(Source data)
---------------
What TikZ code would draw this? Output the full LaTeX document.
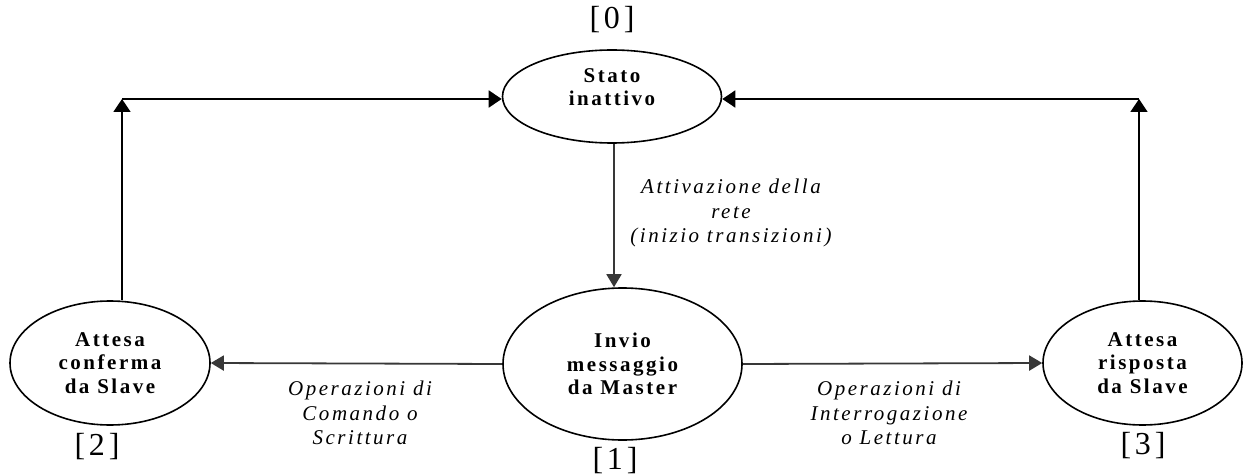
\documentclass[tikz,border=0pt]{standalone}
\usepackage{fontspec}
\setmainfont[LetterSpace=12]{Liberation Serif}
\newfontfamily\tagfont[LetterSpace=12]{Liberation Serif}
\usetikzlibrary{arrows.meta,shapes.geometric}

\tikzset{
  state/.style={draw=black, line width=1.6pt, ellipse, inner sep=0pt, align=center,
    font=\fontsize{21}{23.5}\selectfont\bfseries},
  edgelabel/.style={align=center, font=\fontsize{21}{24.5}\selectfont\itshape},
  tag/.style={font=\tagfont\fontsize{32}{34}\selectfont},
  outer/.style={draw=black, line width=1.8pt},
  outerarrow/.style={outer, -{Triangle[length=13pt,width=17pt]}},
  flow/.style={draw=black!78, line width=1.8pt, -{Triangle[length=13pt,width=15pt]}}
}

\begin{document}
\begin{tikzpicture}[x=1pt, y=-1pt]
  \useasboundingbox (0,0) rectangle (1244,476);

  % states
  \node[state, minimum width=219pt, minimum height=93pt] (stato) at (612,96.5) {};
  \node[state, draw=none] (statotxt) at (612,87) {Stato\\inattivo};
  \node[state, minimum width=239pt, minimum height=152pt] (inv) at (622.5,364) {Invio\\messaggio\\da Master};
  \node[state, minimum width=200pt, minimum height=124pt] (att2) at (110,363) {Attesa\\conferma\\da Slave};
  \node[state, minimum width=199pt, minimum height=124pt] (att3) at (1142.5,363) {Attesa\\risposta\\da Slave};

  % state numbers
  \node[tag] (n0) at (612,20) {[0]};
  \node[tag] (n1) at (615,461) {[1]};
  \node[tag] (n2) at (97,447) {[2]};
  \node[tag] (n3) at (1143,446) {[3]};

  % corners of the return paths
  \coordinate (cl) at (122,99);
  \coordinate (cr) at (1139,99);

  % return paths to the idle state
  \draw[outerarrow] (att2.north -| cl) -- (cl);
  \draw[outerarrow] (cl) -- (stato.west |- cl);
  \draw[outerarrow] (att3.north -| cr) -- (cr);
  \draw[outerarrow] (cr) -- (stato.east |- cr);

  % transitions
  \draw[flow] (stato.south -| 614,0) -- (inv.north -| 614,0);
  \draw[flow] (inv.west) -- (att2.east);
  \draw[flow] (inv.east) -- (att3.west);

  % transition labels
  \node[edgelabel] (l01) at (731,213) {Attivazione della\\rete\\(inizio transizioni)};
  \node[edgelabel] (l12) at (360,413) {Operazioni di\\Comando o\\Scrittura};
  \node[edgelabel] (l13) at (889,413) {Operazioni di\\Interrogazione\\o Lettura};
\end{tikzpicture}
\end{document}
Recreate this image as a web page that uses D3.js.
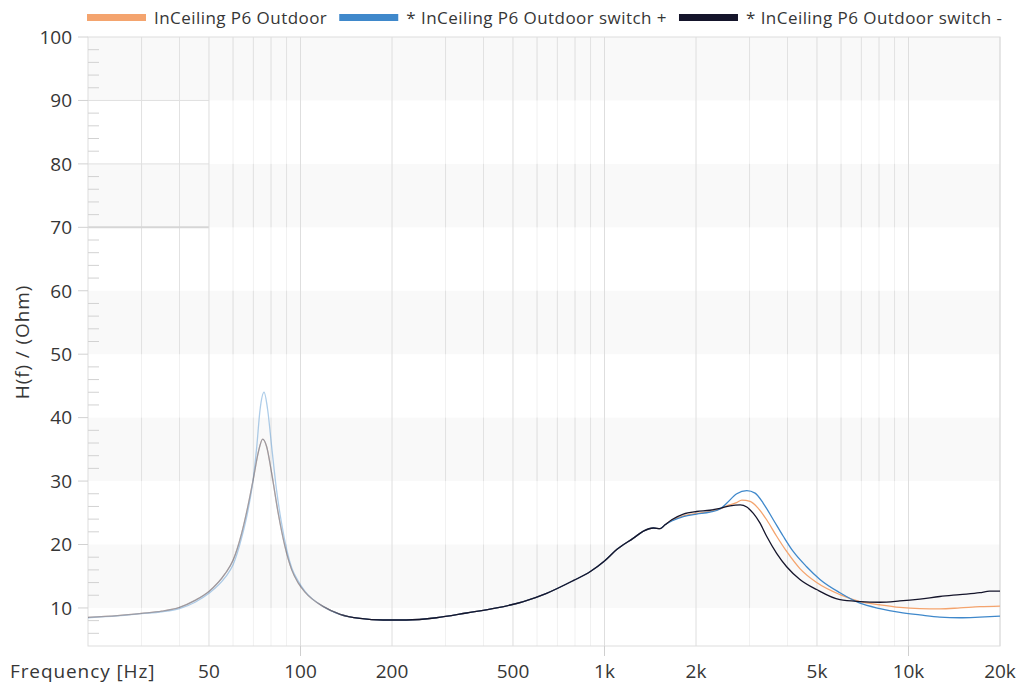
<!DOCTYPE html>
<html>
<head>
<meta charset="utf-8">
<script src="https://cdn.jsdelivr.net/npm/d3@7"></script>
<style>
  body { margin: 0; background: #fff; }
  svg { display: block; font-family: "Open Sans", Lato, sans-serif; }
</style>
</head>
<body>
<svg id="chart" width="1022" height="683"></svg>
<script>
// Impedance curves, frequency in Hz and magnitude in Ohm
const seriesNames = ["InCeiling P6 Outdoor", "* InCeiling P6 Outdoor switch +", "* InCeiling P6 Outdoor switch -"];
const seriesColors = ["#f4a46e", "#3f88cb", "#15152b"];

const freqTicks = [50, 100, 200, 500, 1000, 2000, 5000, 10000, 20000];
const freqTickLabels = ["50", "100", "200", "500", "1k", "2k", "5k", "10k", "20k"];
const ohmTicks = [10, 20, 30, 40, 50, 60, 70, 80, 90, 100];

const outdoorHz = [20, 25, 30, 35, 40, 45, 50, 56.5, 60, 64, 67.4, 70, 72.7, 75.1, 77.4, 80.4, 84.5, 88.9, 93.6, 98.4, 103.5, 119, 135, 157, 187, 223, 280, 352, 442, 541, 645, 789, 896, 1000, 1097, 1245, 1343, 1449, 1524, 1582, 1664, 1817, 2010, 2222, 2398, 2523, 2718, 2830, 3013, 3205, 3415, 3684, 3974, 4394, 4987, 5950, 6924, 8054, 9369, 10900, 12680, 14750, 17160, 20000];
const outdoorOhm = [8.5, 8.8, 9.15, 9.5, 10.1, 11.2, 12.6, 15.4, 17.5, 21.7, 26.4, 30.4, 34.6, 36.6, 35.4, 31.2, 24.9, 19.7, 16.0, 13.9, 12.5, 10.2, 9.0, 8.35, 8.1, 8.1, 8.45, 9.2, 10.0, 11.0, 12.3, 14.3, 15.7, 17.4, 19.2, 21.0, 22.1, 22.6, 22.5, 23.1, 23.8, 24.5, 24.9, 25.2, 25.6, 26.1, 26.6, 27.0, 26.8, 25.7, 23.9, 21.3, 18.9, 16.2, 14.0, 12.1, 11.0, 10.5, 10.1, 9.9, 9.85, 10.0, 10.2, 10.3];

const switchPlusHz = [20, 25, 30, 35, 40, 45, 50, 56.5, 60, 64, 67.4, 70, 71.8, 73.6, 75.9, 78.0, 80.4, 83.4, 86.6, 90.1, 93.6, 98.4, 103.5, 119, 135, 157, 187, 223, 280, 352, 442, 541, 645, 789, 896, 1000, 1097, 1245, 1343, 1449, 1524, 1582, 1664, 1817, 2010, 2222, 2398, 2523, 2724, 2938, 3128, 3329, 3592, 3873, 4176, 4623, 5114, 5950, 6924, 8054, 9369, 10900, 12680, 14750, 17160, 20000];
const switchPlusOhm = [8.45, 8.75, 9.1, 9.4, 9.9, 10.9, 12.3, 14.8, 16.8, 21.0, 25.7, 30.5, 35.4, 41.2, 44.0, 41.2, 35.4, 28.6, 23.4, 19.2, 16.3, 14.2, 12.6, 10.2, 9.0, 8.35, 8.1, 8.1, 8.45, 9.2, 10.0, 11.0, 12.3, 14.3, 15.7, 17.4, 19.2, 21.0, 22.1, 22.6, 22.5, 23.1, 23.7, 24.4, 24.8, 25.1, 25.6, 26.5, 28.0, 28.5, 28.1, 26.5, 23.9, 21.3, 18.9, 16.5, 14.5, 12.4, 10.75, 9.9, 9.3, 8.9, 8.55, 8.45, 8.55, 8.7];

const switchMinusHz = [20, 25, 30, 35, 40, 45, 50, 56.5, 60, 64, 67.4, 70, 72.7, 75.1, 77.4, 80.4, 84.5, 88.9, 93.6, 98.4, 103.5, 119, 135, 157, 187, 223, 280, 352, 442, 541, 645, 789, 896, 1000, 1097, 1245, 1343, 1449, 1524, 1582, 1664, 1817, 2010, 2222, 2398, 2588, 2796, 2938, 3088, 3245, 3415, 3684, 3974, 4394, 4987, 5950, 6924, 8054, 9369, 10900, 12680, 14750, 17160, 18500, 20000];
const switchMinusOhm = [8.5, 8.8, 9.15, 9.5, 10.1, 11.2, 12.6, 15.4, 17.5, 21.7, 26.4, 30.4, 34.6, 36.6, 35.4, 31.2, 24.9, 19.7, 16.0, 13.9, 12.5, 10.2, 9.0, 8.35, 8.1, 8.1, 8.45, 9.2, 10.0, 11.0, 12.3, 14.3, 15.7, 17.4, 19.2, 21.0, 22.1, 22.6, 22.5, 23.1, 23.9, 24.8, 25.2, 25.4, 25.7, 26.1, 26.25, 25.9, 24.9, 23.4, 21.3, 18.6, 16.5, 14.5, 12.9, 11.3, 11.0, 10.9, 11.1, 11.4, 11.8, 12.1, 12.4, 12.65, 12.65];

const seriesHz = [outdoorHz, switchPlusHz, switchMinusHz];
const seriesOhm = [outdoorOhm, switchPlusOhm, switchMinusOhm];

(function draw() {
  const svg = d3.select("#chart");
  const plotLeft = 88, plotRight = 1000, plotTop = 37, plotBottom = 646;
  const textColor = "#363636";

  const x = d3.scaleLog().domain([20, 20000]).range([plotLeft, plotRight]);
  const y = d3.scaleLinear().domain([4, 100]).range([plotBottom, plotTop]);

  // every 1..9 multiple per decade inside the domain
  const allFreqs = [];
  for (let dec = 10; dec <= 10000; dec *= 10) {
    for (let m = 1; m <= 9; m++) {
      const f = m * dec;
      if (f > 20 && f < 20000) allFreqs.push(f);
    }
  }
  const minorFreqs = allFreqs.filter(f => !freqTicks.includes(f));

  // alternating bands every 10 Ohm
  const bandLows = ohmTicks.filter(t => (t / 10) % 2 === 1);
  const grid = svg.append("g");
  grid.selectAll("rect.band").data(bandLows).join("rect")
    .attr("x", plotLeft).attr("width", plotRight - plotLeft)
    .attr("y", d => y(d + 10)).attr("height", d => y(d) - y(d + 10))
    .attr("fill", "#f9f9f9");

  // faint minor verticals everywhere, stronger inside the shaded bands
  grid.append("g").selectAll("line").data(minorFreqs).join("line")
    .attr("x1", d => x(d)).attr("x2", d => x(d))
    .attr("y1", plotTop).attr("y2", plotBottom)
    .attr("stroke", "#f1f1f1");
  bandLows.forEach(lo => {
    grid.append("g").selectAll("line").data(minorFreqs).join("line")
      .attr("x1", d => x(d)).attr("x2", d => x(d))
      .attr("y1", y(lo + 10)).attr("y2", y(lo))
      .attr("stroke", "#e2e2e2");
  });
  // corner block of the low-frequency grid
  const cornerFreqs = minorFreqs.filter(f => f < 50);
  grid.append("g").selectAll("line").data(cornerFreqs).join("line")
    .attr("x1", d => x(d)).attr("x2", d => x(d))
    .attr("y1", y(100)).attr("y2", y(60))
    .attr("stroke", "#e2e2e2");
  grid.append("g").selectAll("line").data([90, 80, 70]).join("line")
    .attr("x1", plotLeft).attr("x2", x(50))
    .attr("y1", d => y(d)).attr("y2", d => y(d))
    .attr("stroke", d => d === 70 ? "#d6d6d6" : "#e0e0e0")
    .attr("stroke-width", d => d === 70 ? 2 : 1);

  // labelled frequency lines
  grid.append("g").selectAll("line").data(freqTicks).join("line")
    .attr("x1", d => x(d)).attr("x2", d => x(d))
    .attr("y1", plotTop).attr("y2", plotBottom)
    .attr("stroke", "#dedede");

  // plot frame
  grid.append("rect")
    .attr("x", plotLeft).attr("y", plotTop)
    .attr("width", plotRight - plotLeft).attr("height", plotBottom - plotTop)
    .attr("fill", "none").attr("stroke", "#dddddd");

  // y ticks: outer major marks, inner minor marks every 2 Ohm
  const yMinor = d3.range(6, 100, 2).filter(v => v % 10 !== 0);
  grid.append("g").selectAll("line").data(yMinor).join("line")
    .attr("x1", plotLeft).attr("x2", plotLeft + 11)
    .attr("y1", d => y(d)).attr("y2", d => y(d))
    .attr("stroke", "#d2d2d2");
  grid.append("g").selectAll("line").data(ohmTicks).join("line")
    .attr("x1", plotLeft - 10).attr("x2", plotLeft)
    .attr("y1", d => y(d)).attr("y2", d => y(d))
    .attr("stroke", "#d2d2d2");
  // decade marks below the frame
  grid.append("g").selectAll("line").data([100, 1000, 10000]).join("line")
    .attr("x1", d => x(d)).attr("x2", d => x(d))
    .attr("y1", plotBottom).attr("y2", plotBottom + 10)
    .attr("stroke", "#cfcfcf");

  // tick labels
  svg.append("g").selectAll("text").data(ohmTicks).join("text")
    .attr("x", 72).attr("y", d => y(d)).attr("dy", "0.36em")
    .attr("text-anchor", "end").attr("font-size", 19).attr("fill", textColor)
    .text(d => d);
  svg.append("g").selectAll("text").data(freqTicks).join("text")
    .attr("x", d => x(d)).attr("y", 678)
    .attr("text-anchor", "middle").attr("font-size", 19).attr("fill", textColor)
    .text((d, i) => freqTickLabels[i]);
  svg.append("text").attr("x", 10).attr("y", 678)
    .attr("font-size", 19).attr("letter-spacing", 0.9).attr("fill", textColor)
    .text("Frequency [Hz]");
  svg.append("text")
    .attr("transform", "translate(29,342) rotate(-90)")
    .attr("text-anchor", "middle").attr("font-size", 19).attr("letter-spacing", 0.9)
    .attr("fill", textColor)
    .text("H(f) / (Ohm)");

  // low-frequency part of the traces is drawn paler
  const fadeStart = x(112), fadeEnd = x(150);
  const defs = svg.append("defs");
  const grad = defs.append("linearGradient").attr("id", "lowFade")
    .attr("gradientUnits", "userSpaceOnUse")
    .attr("x1", fadeStart).attr("x2", fadeEnd).attr("y1", 0).attr("y2", 0);
  grad.append("stop").attr("offset", 0).attr("stop-color", "#fff").attr("stop-opacity", 0.42);
  grad.append("stop").attr("offset", 1).attr("stop-color", "#fff").attr("stop-opacity", 1);
  defs.append("mask").attr("id", "traceMask")
    .attr("maskUnits", "userSpaceOnUse")
    .attr("x", 0).attr("y", 0).attr("width", 1022).attr("height", 683)
    .append("rect").attr("x", 0).attr("y", 0).attr("width", 1022).attr("height", 683)
    .attr("fill", "url(#lowFade)");

  // curves
  const line = d3.line().x(d => x(d[0])).y(d => y(d[1])).curve(d3.curveMonotoneX);
  const curves = svg.append("g").attr("mask", "url(#traceMask)");
  seriesHz.forEach((hz, i) => {
    const pts = hz.map((f, k) => [f, seriesOhm[i][k]]);
    curves.append("path").datum(pts)
      .attr("d", line)
      .attr("fill", "none")
      .attr("stroke", seriesColors[i])
      .attr("stroke-width", 1.3)
      .attr("stroke-linejoin", "round");
  });

  // legend
  const legend = svg.append("g");
  let lx = 87;
  seriesNames.forEach((name, i) => {
    legend.append("rect").attr("x", lx).attr("y", 14).attr("width", 59).attr("height", 7)
      .attr("fill", seriesColors[i]);
    const t = legend.append("text").attr("x", lx + 67).attr("y", 23.5)
      .attr("font-size", 17).attr("letter-spacing", 0.45).attr("fill", textColor).text(name);
    lx += 67 + t.node().getComputedTextLength() + 12;
  });
})();
</script>
</body>
</html>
---------------
Exactly as they appear, print the lines of the listing above from its first line through the line that contains "(inv.east) -- (att3.west);", minus the pictures.

What TikZ code would draw this? Output the full LaTeX document.
\documentclass[tikz,border=0pt]{standalone}
\usepackage{fontspec}
\setmainfont[LetterSpace=12]{Liberation Serif}
\newfontfamily\tagfont[LetterSpace=12]{Liberation Serif}
\usetikzlibrary{arrows.meta,shapes.geometric}

\tikzset{
  state/.style={draw=black, line width=1.6pt, ellipse, inner sep=0pt, align=center,
    font=\fontsize{21}{23.5}\selectfont\bfseries},
  edgelabel/.style={align=center, font=\fontsize{21}{24.5}\selectfont\itshape},
  tag/.style={font=\tagfont\fontsize{32}{34}\selectfont},
  outer/.style={draw=black, line width=1.8pt},
  outerarrow/.style={outer, -{Triangle[length=13pt,width=17pt]}},
  flow/.style={draw=black!78, line width=1.8pt, -{Triangle[length=13pt,width=15pt]}}
}

\begin{document}
\begin{tikzpicture}[x=1pt, y=-1pt]
  \useasboundingbox (0,0) rectangle (1244,476);

  % states
  \node[state, minimum width=219pt, minimum height=93pt] (stato) at (612,96.5) {};
  \node[state, draw=none] (statotxt) at (612,87) {Stato\\inattivo};
  \node[state, minimum width=239pt, minimum height=152pt] (inv) at (622.5,364) {Invio\\messaggio\\da Master};
  \node[state, minimum width=200pt, minimum height=124pt] (att2) at (110,363) {Attesa\\conferma\\da Slave};
  \node[state, minimum width=199pt, minimum height=124pt] (att3) at (1142.5,363) {Attesa\\risposta\\da Slave};

  % state numbers
  \node[tag] (n0) at (612,20) {[0]};
  \node[tag] (n1) at (615,461) {[1]};
  \node[tag] (n2) at (97,447) {[2]};
  \node[tag] (n3) at (1143,446) {[3]};

  % corners of the return paths
  \coordinate (cl) at (122,99);
  \coordinate (cr) at (1139,99);

  % return paths to the idle state
  \draw[outerarrow] (att2.north -| cl) -- (cl);
  \draw[outerarrow] (cl) -- (stato.west |- cl);
  \draw[outerarrow] (att3.north -| cr) -- (cr);
  \draw[outerarrow] (cr) -- (stato.east |- cr);

  % transitions
  \draw[flow] (stato.south -| 614,0) -- (inv.north -| 614,0);
  \draw[flow] (inv.west) -- (att2.east);
  \draw[flow] (inv.east) -- (att3.west);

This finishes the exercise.